Spain. Madrid. Maria Sanchez, a 42-year-old robotics engineer, knew early on she wanted to give birth and experience motherhood. At the age of 33, she and her former wife started considering their options. They visited multiple fertility clinics where, in her opinion, “it seemed they barely knew what a lesbian was.” María then designed a process herself and started looking for donors. Nine years later Maria shares her story and her vision of family love with Transcontinental Times.
LGTBQ families and planned parenthood
“I knew I wanted to feel motherhood’s unconditional love. I also knew that waiting for the perfect person…consumes time. I had thought about doing it alone before, and I could have done it. When I decided to go for it I had a partner, so we did it together.”
At that time no clinic in Madrid offered a fertility process for LGTBQ families. In Vitro Fertilization (IVF) can be long and stressful for which a supportive environment is crucial. “In one clinic they wanted us both to do fertility tests when only I was getting pregnant. In another one, I was asked in front of my wife if I was a virgin. A virgin! I don’t think they were malicious or discriminatory. I believe the problem was one of ignorance.”

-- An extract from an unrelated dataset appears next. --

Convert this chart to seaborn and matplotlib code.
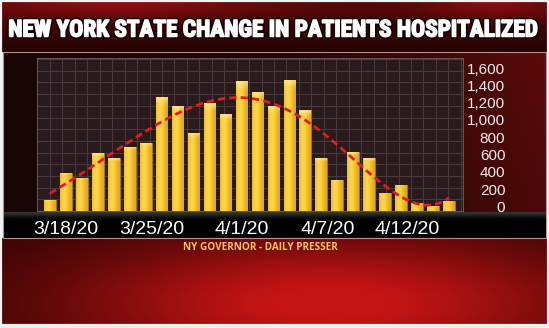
import os
import numpy as np
import pandas as pd
import matplotlib
matplotlib.use("Agg")
import matplotlib.pyplot as plt
import matplotlib.colors as mcolors
import matplotlib.patheffects as pe
from matplotlib import font_manager as fm
from matplotlib.patches import Rectangle
from matplotlib.ticker import MultipleLocator
from matplotlib.transforms import ScaledTranslation
import seaborn as sns

# ---------------- data ----------------
days = ["3/18/20", "3/19/20", "3/20/20", "3/21/20", "3/22/20", "3/23/20", "3/24/20",
        "3/25/20", "3/26/20", "3/27/20", "3/28/20", "3/29/20", "3/30/20", "3/31/20",
        "4/1/20", "4/2/20", "4/3/20", "4/4/20", "4/5/20", "4/6/20", "4/7/20",
        "4/8/20", "4/9/20", "4/10/20", "4/11/20", "4/12/20"]
change = [122, 443, 385, 667, 612, 744, 786, 1316, 1219, 902, 1243, 1119, 1497,
          1377, 1219, 1512, 1165, 607, 364, 684, 611, 209, 306, 97, 54, 120]
tick_labels = ["3/18/20", "3/25/20", "4/1/20", "4/7/20", "4/12/20"]
y_ticks = [0, 200, 400, 600, 800, 1000, 1200, 1400, 1600]
title = "NEW YORK STATE CHANGE IN PATIENTS HOSPITALIZED"
source = "NY GOVERNOR - DAILY PRESSER"

# layout (not data): where the broadcast graphic puts its date labels
tick_pos = [1.0, 6.4, 12.0, 17.4, 22.4]

df = pd.DataFrame({"day": days, "change": change})
df["idx"] = np.arange(len(df))

# ---------------- pick a heavy condensed face for the headline ----------------
prefs = ["notosans-condensedblack", "notosans-extracondensedblack",
         "robotocondensed-black", "notosans-condensedextrabold",
         "robotocondensed-extrabold", "robotocondensed-bold",
         "notosans-condensedbold", "liberationsansnarrow-bold",
         "dejavusanscondensed-bold", "opensans_condensed-bold",
         "opensanscondensed-bold", "opensans-condensedbold"]
files = {os.path.basename(f.fname).lower().rsplit(".", 1)[0]: f.fname
         for f in fm.fontManager.ttflist}
title_fp = None
for p in prefs:
    if p in files:
        title_fp = fm.FontProperties(fname=files[p])
        break
if title_fp is None:
    for key, path in files.items():
        if ("condensed" in key or "narrow" in key) and "bold" in key and "italic" not in key:
            title_fp = fm.FontProperties(fname=path)
            break
if title_fp is None:
    title_fp = fm.FontProperties(family="DejaVu Sans", weight="bold")

W, H = 549, 328
fig = plt.figure(figsize=(W / 100, H / 100), dpi=100)
fig.patch.set_facecolor("#eeeeee")

# ---------------- background painting ----------------
bg = fig.add_axes([0, 0, 1, 1])
bg.set_xlim(0, W)
bg.set_ylim(H, 0)
bg.axis("off")


def rgb(h):
    return np.array(mcolors.to_rgb(h))


def mix(c1, c2, w):
    w = np.clip(w, 0, 1)[..., None]
    return rgb(c1) * (1 - w) + rgb(c2) * w


def paint(x0, x1, y0, y1, fn, nx=240, ny=120, z=0):
    X, Y = np.meshgrid(np.linspace(0, 1, nx), np.linspace(0, 1, ny))
    img = np.clip(fn(X, Y), 0, 1)
    bg.imshow(img, extent=(x0, x1, y1, y0), aspect="auto",
              interpolation="bilinear", zorder=z)


# title band
paint(1.5, W - 1.5, 1.5, 52,
      lambda X, Y: mix("#1a0202", "#8a0d0d",
                       0.95 * np.exp(-(Y / 0.38) ** 2)
                       * (0.45 + 0.55 * np.exp(-((X - 0.22) / 0.25) ** 2)
                          + 0.5 * np.exp(-((X - 0.9) / 0.12) ** 2))
                       + 0.22 * np.exp(-((Y - 0.55) / 0.5) ** 2)))
# chart panel
paint(3, W - 3, 52, 213,
      lambda X, Y: mix("#180606", "#5e0a0a",
                       (X ** 2.6) * (0.75 + 0.25 * (1 - Y))))
# tick band
paint(3, W - 3, 212, 238,
      lambda X, Y: mix("#000000", "#3a3a3a", np.exp(-(Y / 0.18) ** 2) * 0.9))
# lower red area
paint(1.5, W - 1.5, 238, 325,
      lambda X, Y: mix("#2e0303", "#c41414",
                       np.exp(-(((X - 0.6) / 0.5) ** 2 + ((Y - 0.75) / 0.8) ** 2))
                       * 1.05))
bg.add_patch(Rectangle((3, 52), W - 6, 186, fill=False, ec="#b89090", lw=0.8, zorder=3))
bg.add_patch(Rectangle((0.8, 0.8), W - 1.6, H - 4, fill=False, ec="#f2f2f2", lw=1.6, zorder=4))

# ---------------- main plot ----------------
ax = fig.add_axes([37 / W, (H - 211) / H, 426 / W, 153 / H])
ax.set_facecolor("#291b1d")
ax.set_axisbelow(True)

sns.barplot(data=df, x="day", y="change", color="#F2C232", saturation=1,
            width=0.73, edgecolor="#a27812", linewidth=0.7, ax=ax, zorder=2)

# golden gradient on every bar
GX, GY = np.meshgrid(np.linspace(0, 1, 40), np.linspace(0, 1, 60))
shade = mix("#d99f18", "#ffd446", np.exp(-((GX - 0.35) / 0.45) ** 2))
top = np.exp(-((1 - GY) / 0.04) ** 2)[..., None]
shade = shade * (1 - top * 0.6) + rgb("#fff0a0") * top * 0.6
for p in list(ax.patches):
    x0, y0, w, h = p.get_x(), p.get_y(), p.get_width(), p.get_height()
    if h <= 0:
        continue
    im = ax.imshow(shade, extent=(x0, x0 + w, y0, y0 + h), origin="lower",
                   aspect="auto", interpolation="bilinear", zorder=2.1)
    im.set_clip_path(p)

# trend line (polynomial fit of the data)
sns.regplot(data=df, x="idx", y="change", order=5, scatter=False, ci=None,
            ax=ax, line_kws=dict(color="#e01d1d", lw=2.0, ls=(0, (2.6, 1.5)),
                                 zorder=3))

ax.set_xlim(-0.81, 25.88)
ax.set_ylim(0, 1768)
ax.set_aspect("auto")
ax.set_xlabel("")
ax.set_ylabel("")

# decorative grid
ax.xaxis.set_minor_locator(MultipleLocator(0.78))
ax.yaxis.set_minor_locator(MultipleLocator(135))
ax.grid(which="minor", color="#4f3a3e", lw=0.7)
ax.grid(which="major", visible=False)

for s in ax.spines.values():
    s.set_color("#6e5656")
    s.set_linewidth(0.7)

# x ticks
ax.set_xticks(tick_pos)
ax.set_xticklabels(tick_labels)
ax.tick_params(axis="x", which="both", length=0, pad=7.5, labelsize=14,
               labelcolor="white")
for lbl in ax.get_xticklabels():
    lbl.set_fontfamily(["Liberation Sans", "DejaVu Sans"])

# y ticks on the right
ax.yaxis.tick_right()
ax.set_yticks(y_ticks)
ax.set_yticklabels([f"{v:,}" for v in y_ticks])
ax.tick_params(axis="y", which="both", length=0, pad=30.5, labelsize=11,
               labelcolor="#f4ecec")
shift = ScaledTranslation(0, 4.5 / 100, fig.dpi_scale_trans)
for lbl in ax.get_yticklabels():
    lbl.set_ha("right")
    lbl.set_fontfamily(["Liberation Sans", "DejaVu Sans"])
    lbl.set_transform(lbl.get_transform() + shift)

# ---------------- texts ----------------
t = fig.text(0.5, (H - 30) / H, title, ha="center", va="center", color="white",
             fontproperties=title_fp,
             path_effects=[pe.Stroke(linewidth=3.2, foreground="#140000"),
                           pe.Stroke(linewidth=1.1, foreground="white"),
                           pe.Normal()])
t.set_fontsize(20)
fig.canvas.draw()
wpx = t.get_window_extent().width
t.set_fontsize(20 * 530 / wpx)

fig.text(260 / W, (H - 247) / H, source, ha="center", va="center",
         color="#f3c45e", fontsize=7.2, fontweight="bold",
         family=["Open Sans", "DejaVu Sans"])

fig.savefig("out.png", dpi=100, facecolor=fig.get_facecolor())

In recent years, Madrid has seen the integration of LGTBQ-oriented fertility processes in clinics. Maria says that regardless of the multiple misconceptions, she does not remember it with resentment. The problem was elsewhere. “To create human life is the most serious thing you can do. In the clinics, we could only choose the child’s race and avoid near-sightedness. That does not cover what you need to know about a donor.” She posted an ad in related forums, and donor proposals flooded in.
Maria’s donor selection process
Maria applied her analytical skills and conducted thorough interviews with several candidates for over a year. The inspiration for such thoroughness was simple: “How do you know if a donor is a good person?” Her criteria included intelligence and a rich personality. And since she trusts her body’s wisdom, she also required that there was a physical attraction. She was adamant about beautiful feet and a small-headed donor. “Piece of advice, a smaller head is more manageable during birth. I can identify good donors miles away now,” she adds laughing.
A match was found: The father, a physicist and cello player, is married and had a child already. She offered money in her ad, but the father refused. It was such a trusting and open process that he confessed he would have felt uncomfortable accepting money. They discussed his role in their son’s life conscientiously.
They agreed that no contact would be made between the child and the father. None. “We were very careful stating the scope of the interaction: no rights, no compensation, no intervention. I send him pictures sometimes, and sometimes we talk on the phone. Boundaries are very clear though, and we both agree to keep them like this.”
Maria inseminated herself in the back seat of her car and got pregnant straight away. Alistair was born healthy nine months later. Her wife decided to use the same donor’s sperm and she gave birth to twin girls.
Maria’s inclusive family
“Because [my wife and I] separated, the kids have four mothers, but we have a trusting relationship. Our children face challenges, of course, they are different! Sometimes when they say this, teachers think they are pulling their leg. If they encounter phobias and discrimination they will have the tools to face them. It is an opportunity for them also.”
All the children are nine years old now, and they haven’t as yet posed questions about their father. They know the story as close to reality as they can understand. Maria is very clear that when her children ask, she will be honest. “And if they want to meet him eventually, well, I’ll talk to him, and I’ll facilitate it. I want to do this right.”
Doing it right: honesty, responsibility, and coherence
Maria makes decisions in her life that implement how she would like the world to be. She strives for justice, fairness, and honesty, even if it goes against her interests. She feels proud of her choices, like earning 20,000€ less per year to spend more time with her children.
“I think it is vital to be generous and courageous and let people express themselves. To share your story, to show that you can serve as an example to others.”
“I had never stated my sexual preferences until I got pregnant.” Until then her co-workers had no clue she preferred women. Now she shares her life choices openly and respectfully. For Maria there is no right kind of love: “Love always adds and there are many different types of love. No love is better than any other, and all types can co-exist. Diversity is enriching and that’s also why it’s important to be open and share the love.”
Whatever lies ahead, whatever choices María and her family will have to make, they will surely be coherent with their ideals and respectful of their children. The steps they have taken so far portray the personal vision of the world they want to live in. A world where love and authenticity are a gift, and not a threat. A world where black and white judgments lose importance and life’s enriching nuances are accepted.